Many of these returning travelers have become long term residents of Koh Phangan and have settled into the increasing number of private houses that surround Chaloklum. With the availability of broadband internet and an ever improving communications infrastructure, Chaloklum has become home to a growing community of writers, artists and others who work from home using the internet to keep in touch. A mixture of budget and luxury accommodation have also helped to put Chaloklum on the Koh Phangan map. From the affordable Fanta Bungalows and Rose Villa to the luxury Dee Dee Villa Retreat and Baan Hin Ngam Villas and everything in between, Chaloklum Fishing Village is a great place to spend your holiday.
The village also hosts a growing dive community.
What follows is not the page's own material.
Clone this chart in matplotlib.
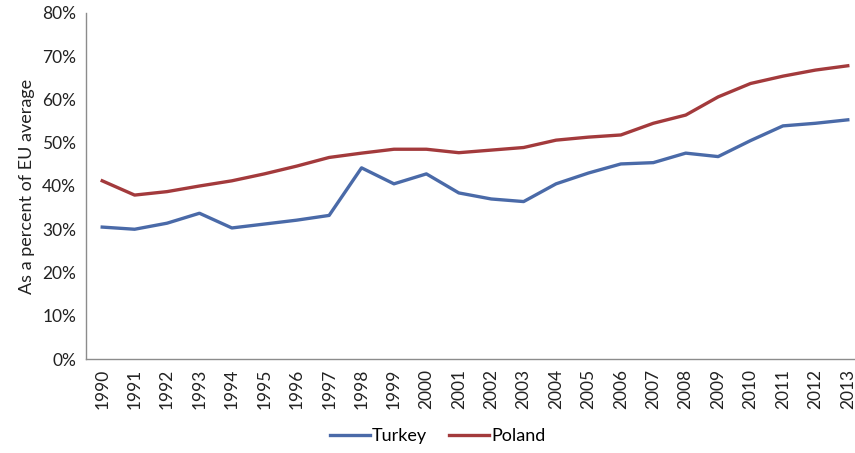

Because of its location on the Northern side of Koh Phangan, and its large government pier, Chaloklum is the ideal departure point for dive trips to some of the best sites in the Gulf of Thailand. The abundance of decently priced accommodation, five-star dive instruction and a raft of excellent restaurants, pubs and services make Chaloklum an excellent place to complete an extended dive certification or just enjoy fun dives in Thailand’s warm waters. If diving is not your thing, the snorkeling at Koh Ma off Mae Haad is hard to beat.
For the sports junkie Chaloklum provides plenty of options. Depending on the season both kite surfing and wakeboarding are available. The mountains that surround the village also make it a great place to go mountain biking. For those who prefer to be on foot, an endless amount of mountain and jungle trails will satisfy even the most avid hiker or adventurous jogger.
If it is relaxation you are after, swimming, sunbathing or just chilling at a beach bar with a beer or fruit shake in your hand, Chaloklum is a stone’s throw away from some of the best beaches on the island. Haad Salad, Haad Khom, and Mae Haad are all minutes away by motorbike car or taxi. Haad Yao and Haad Chao Prao are just a little further along the coast. For the ambitious explorer, long tail boats leave regularly from Chaloklum for the otherwise inaccessible Bottle Beach and even go as far as Thong Nai Pan.
As a holiday destination Chaloklum is ideal for families or couples alike. But, to be fair, be it Haadrin or Chaloklum or all points in between, Koh Phangan offers something for everyone, whether you intend to stay for a week or for a year. The island offers a variety of experiences for all ages and for all budgets. Don’t be mislead by what you might have heard. Come see for yourself.